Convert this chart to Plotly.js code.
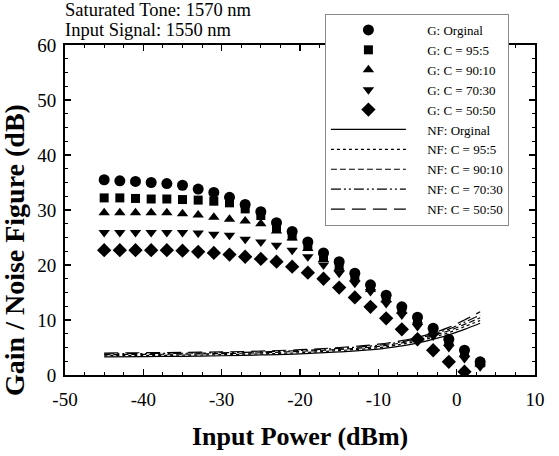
<!DOCTYPE html>
<html><head><meta charset="utf-8">
<script src="https://cdn.plot.ly/plotly-3.0.1.min.js"></script>
<style>html,body{margin:0;padding:0;background:#fff}#chart{width:559px;height:456px}</style>
</head><body><div id="chart"></div>
<script>
const inputPower = [-45,-43,-41,-39,-37,-35,-33,-31,-29,-27,-25,-23,-21,-19,-17,-15,-13,-11,-9,-7,-5,-3,-1,1,3];
const gainOriginal = [35.5,35.3,35.2,35.0,34.8,34.5,33.8,33.2,32.3,31.0,29.7,27.7,26.1,24.2,22.2,20.6,18.5,16.4,14.5,12.4,10.5,8.5,6.5,4.5,2.4];
const gain95_5 = [32.2,32.2,32.1,32.0,32.0,31.9,31.8,31.6,31.3,30.2,29.0,26.7,25.3,23.5,21.5,19.8,17.9,15.9,14.0,11.9,10.0,8.0,6.0,4.0,2.2];
const gain90_10 = [29.5,29.5,29.5,29.5,29.5,29.3,29.1,28.7,28.3,28.0,27.5,26.2,24.9,23.0,21.0,19.4,17.5,15.6,13.7,11.6,9.8,7.8,5.8,3.8,2.0];
const gain70_30 = [25.9,25.9,25.9,25.9,25.9,25.9,25.8,25.6,25.4,24.7,24.2,23.6,22.7,21.5,20.0,18.5,16.7,15.2,13.0,10.9,8.8,7.1,5.0,3.0,1.5];
const gain50_50 = [22.7,22.7,22.7,22.7,22.7,22.6,22.4,22.2,21.9,21.5,21.1,20.6,19.7,18.6,17.5,15.9,14.1,12.4,10.3,8.3,6.5,4.5,2.4,0.6,-1.5];

const nfPower = [-45,-40,-35,-30,-25,-20,-15,-10,-7,-5,-3,-1,1,3];
const nfOriginal = [3.3,3.35,3.4,3.5,3.65,3.85,4.2,4.7,5.3,5.8,6.5,7.3,8.3,9.4];
const nf95_5 = [3.5,3.55,3.6,3.7,3.85,4.05,4.45,4.95,5.6,6.15,6.85,7.7,8.8,9.9];
const nf90_10 = [3.7,3.75,3.8,3.9,4.05,4.3,4.65,5.2,5.85,6.4,7.15,8.05,9.2,10.4];
const nf70_30 = [3.85,3.9,3.95,4.05,4.2,4.45,4.85,5.4,6.05,6.65,7.4,8.35,9.6,10.9];
const nf50_50 = [4.0,4.05,4.1,4.2,4.35,4.6,5.0,5.6,6.25,6.85,7.65,8.65,10.0,11.5];

const gainNames = ['G: Orginal','G: C = 95:5','G: C = 90:10','G: C = 70:30','G: C = 50:50'];
const nfNames = ['NF: Orginal','NF: C = 95:5','NF: C = 90:10','NF: C = 70:30','NF: C = 50:50'];

const xTickVals = [-50,-40,-30,-20,-10,0,10];
const xTickLabels = ['-50','-40','-30','-20','-10','0','10'];
const yTickVals = [0,10,20,30,40,50,60];
const yTickLabels = ['0','10','20','30','40','50','60'];

const gainSeries = [gainOriginal,gain95_5,gain90_10,gain70_30,gain50_50];
const nfSeries = [nfOriginal,nf95_5,nf90_10,nf70_30,nf50_50];
const symbols = ['circle','square','triangle-up','triangle-down','diamond'];
const sizes = [11,9,10,10,11];
const dashes = ['solid','dot','6px,3px','10px,3px,2px,3px,2px,3px','14px,7px'];
const pad = '&nbsp;&nbsp;&nbsp;&nbsp;&nbsp;';

const traces = [];
gainSeries.forEach((s,i)=>traces.push({x:inputPower,y:s,name:pad+gainNames[i],mode:'markers',type:'scatter',
  marker:{symbol:symbols[i],size:sizes[i],color:'#000'}}));
nfSeries.forEach((s,i)=>traces.push({x:nfPower,y:s,name:pad+nfNames[i],mode:'lines',type:'scatter',
  line:{color:'#000',width:1.2,dash:dashes[i],shape:'spline'}}));

const serif = '"Liberation Serif", "Times New Roman", serif';
const tf = {family:serif, size:19, color:'#000'};
const axisCommon = {showgrid:false, zeroline:false, showline:true, linecolor:'#000', linewidth:2,
  ticks:'inside', ticklen:6, tickwidth:1.5, tickcolor:'#000', mirror:'allticks', tickfont:tf, tickmode:'array',
  minor:{dtick:2.5, ticks:'inside', ticklen:3, tickwidth:1, tickcolor:'#000'}};

const layout = {
  width:559, height:456, paper_bgcolor:'#fff', plot_bgcolor:'#fff',
  margin:{l:65, r:24, t:45, b:81},
  font:{family:serif, color:'#000'},
  xaxis:Object.assign({}, axisCommon, {range:[-50,10], tickvals:xTickVals, ticktext:xTickLabels, ticklabelstandoff:6}),
  yaxis:Object.assign({}, axisCommon, {range:[0,60], tickvals:yTickVals, ticktext:yTickLabels, ticklabelstandoff:3}),
  showlegend:true,
  legend:{x:0.553, y:1.094, xanchor:'left', yanchor:'top', bgcolor:'#fff', bordercolor:'#888', borderwidth:1,
    font:{family:serif, size:13, color:'#000'}, itemwidth:75, tracegroupgap:0},
  annotations:[
    {text:'Saturated Tone: 1570 nm', xref:'paper', yref:'paper', x:-0.004, y:(375-10)/330, xanchor:'left', yanchor:'middle', showarrow:false, font:{size:18.5}},
    {text:'Input Signal: 1550 nm', xref:'paper', yref:'paper', x:-0.004, y:(375-30)/330, xanchor:'left', yanchor:'middle', showarrow:false, font:{size:18.5}},
    {text:'<b>Input Power (dBm)</b>', xref:'paper', yref:'paper', x:0.5, y:(375-436)/330, xanchor:'center', yanchor:'middle', showarrow:false, font:{size:26}},
    {text:'<b>Gain / Noise Figure (dB)</b>', xref:'paper', yref:'paper', x:(14-65)/470, y:(375-250)/330, xanchor:'center', yanchor:'middle', textangle:-90, showarrow:false, font:{size:28}}
  ]
};
Plotly.newPlot('chart', traces, layout, {displayModeBar:false, staticPlot:true});
</script></body></html>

════

*INSTRUCTIONS TO FOLLOW:*
Please restate the material above line by line, exactly, beginning at its first line and ending with the line that contains "const nfNames = ['NF: Orginal','NF: C", without any pictures.

*ANSWER:*
Convert this chart to Plotly.js code.
<!DOCTYPE html>
<html><head><meta charset="utf-8">
<script src="https://cdn.plot.ly/plotly-3.0.1.min.js"></script>
<style>html,body{margin:0;padding:0;background:#fff}#chart{width:559px;height:456px}</style>
</head><body><div id="chart"></div>
<script>
const inputPower = [-45,-43,-41,-39,-37,-35,-33,-31,-29,-27,-25,-23,-21,-19,-17,-15,-13,-11,-9,-7,-5,-3,-1,1,3];
const gainOriginal = [35.5,35.3,35.2,35.0,34.8,34.5,33.8,33.2,32.3,31.0,29.7,27.7,26.1,24.2,22.2,20.6,18.5,16.4,14.5,12.4,10.5,8.5,6.5,4.5,2.4];
const gain95_5 = [32.2,32.2,32.1,32.0,32.0,31.9,31.8,31.6,31.3,30.2,29.0,26.7,25.3,23.5,21.5,19.8,17.9,15.9,14.0,11.9,10.0,8.0,6.0,4.0,2.2];
const gain90_10 = [29.5,29.5,29.5,29.5,29.5,29.3,29.1,28.7,28.3,28.0,27.5,26.2,24.9,23.0,21.0,19.4,17.5,15.6,13.7,11.6,9.8,7.8,5.8,3.8,2.0];
const gain70_30 = [25.9,25.9,25.9,25.9,25.9,25.9,25.8,25.6,25.4,24.7,24.2,23.6,22.7,21.5,20.0,18.5,16.7,15.2,13.0,10.9,8.8,7.1,5.0,3.0,1.5];
const gain50_50 = [22.7,22.7,22.7,22.7,22.7,22.6,22.4,22.2,21.9,21.5,21.1,20.6,19.7,18.6,17.5,15.9,14.1,12.4,10.3,8.3,6.5,4.5,2.4,0.6,-1.5];

const nfPower = [-45,-40,-35,-30,-25,-20,-15,-10,-7,-5,-3,-1,1,3];
const nfOriginal = [3.3,3.35,3.4,3.5,3.65,3.85,4.2,4.7,5.3,5.8,6.5,7.3,8.3,9.4];
const nf95_5 = [3.5,3.55,3.6,3.7,3.85,4.05,4.45,4.95,5.6,6.15,6.85,7.7,8.8,9.9];
const nf90_10 = [3.7,3.75,3.8,3.9,4.05,4.3,4.65,5.2,5.85,6.4,7.15,8.05,9.2,10.4];
const nf70_30 = [3.85,3.9,3.95,4.05,4.2,4.45,4.85,5.4,6.05,6.65,7.4,8.35,9.6,10.9];
const nf50_50 = [4.0,4.05,4.1,4.2,4.35,4.6,5.0,5.6,6.25,6.85,7.65,8.65,10.0,11.5];

const gainNames = ['G: Orginal','G: C = 95:5','G: C = 90:10','G: C = 70:30','G: C = 50:50'];
const nfNames = ['NF: Orginal','NF: C = 95:5','NF: C = 90:10','NF: C = 70:30','NF: C = 50:50'];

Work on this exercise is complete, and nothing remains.